There was “no guarantee that they can keep on convincing people in the other countries” that it is in their own interests to keep Greece in the euro zone, he said.
EU officials and sources in Germany said a crucial report by Greece’s international lenders on whether its debt is manageable was likely to be delayed until after Nov. 6, to avoid an economic shock that could hurt U.S. President Barack Obama’s re-election.
That would leave Greece perilously short of cash but in Athens, a finance ministry official said Greece had been assured that the so-called troika report would not be delayed past the election.
After a week of mass demonstrations against planned tax increases imposed to meet targets set in Portugal’s bailout programme, Prime Minister Pedro Passos Coelho promised to “listen to the nation”, suggesting he could soften the measures.
“We are not deaf to the difficulties faced by the country,” Passos Coelho told parliament of nationwide protests against a planned rise in social security contributions.
Portugal has entered its worst recession since the 1970s as it labours under sweeping tax rises and spending cuts, with the centre-right government’s popularly falling to an all-time low after it announced the tax changes.
In Greece, the cuts ranged from 20 per cent to 40 per cent, while new pensioners had a 10 per cent pay cut in Ireland and Portugal scrapped the Christmas and summer extra payments.
While an announcement could be made next week when the government adopts the first draft of the 2013 budget, political analysts say Mr. Rajoy may be tempted to wait until after a regional election in his native north-western Galicia.
The timing of any request for European aid is in Mr. Rajoy’s hands. Some pointers suggest he could make the move along with the budget package to pre-empt a credit review by ratings agency Moody’s, due by end-September, which might otherwise downgrade Spanish debt to junk status. Moody’s has said it would welcome a Spanish aid request.

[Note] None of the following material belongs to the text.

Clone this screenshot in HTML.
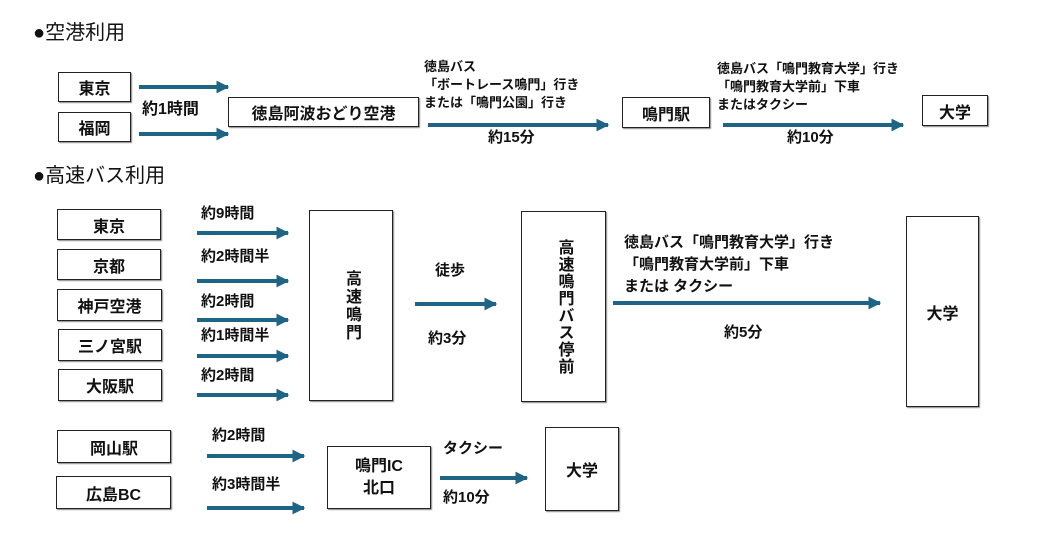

However in Brussels, EU officials close to the discussion said they did not expect Madrid to seek an assistance programme before the October 21 regional vote. That would mean Spain would have to get over a €27.5-billion refinancing hump at the end of October without the euro zone rescue fund or the ECB buying its bonds.
The spread between Spanish and German benchmark 10-year bonds, a measurement of the perceived risk of investing in Spain, widened a few basis points on Friday to 417.
As Reuters reported first last month, Spanish officials led by Economy Minister Luis de Guindos have been talking discreetly to the European Commission since at least early August about possible conditions and supervision for a precautionary programme that would keep Spain in capital markets.
Mr. De Guindos made clear at a meeting of euro zone finance ministers in Cyprus last weekend that Spain, keen to avoid having terms imposed from outside, would announce its own reform measures and timetable on September 28, a day after a draft 2013 budget is approved by the cabinet.
Mr. Rajoy performed especially well among pensioners when he was elected in a landslide last year and his first move after taking office was to restore the inflation adjustment his predecessor Jose Luis Rodriguez Zapatero had removed in May 2010 when Spain entered in the eye of the storm of the euro zone debt crisis.
Mr. Zapatero also passed last year a law to add two years to the retirement age by 2027. Mr. Rajoy’s People’s party, then in the opposition, voted against the change.
With unemployment soon to top 25 per cent and set to remain at high levels until at least 2015, the number of people contributing to the state pension system has fallen to its lowest level in 10 years. There are now 2.39 workers contributing fees to support one pensioner.
As unemployment is expected to grow and the population to age, this ratio is set to fall to 2 in the next months, a level the OECD in 2011 expected Spain to reach only in 2011.
A spokesman for Spain’s employment ministry said on Friday EU authorities were no longer pushing to speed up the raising of the retirement age, since they May recommendations were revised in July. A parliamentary committee would soon begin debating other ways to make the pension system sustainable, he said.
The government tapped €4.4-billion from an insurance fund to make July and August payments to the 8.1. million pensioners, about a fifth of the population.
It also said it could not rule out using the pension guarantee fund – meant only for emergencies – by the end of the year to pay the pensioners their monthly cheque.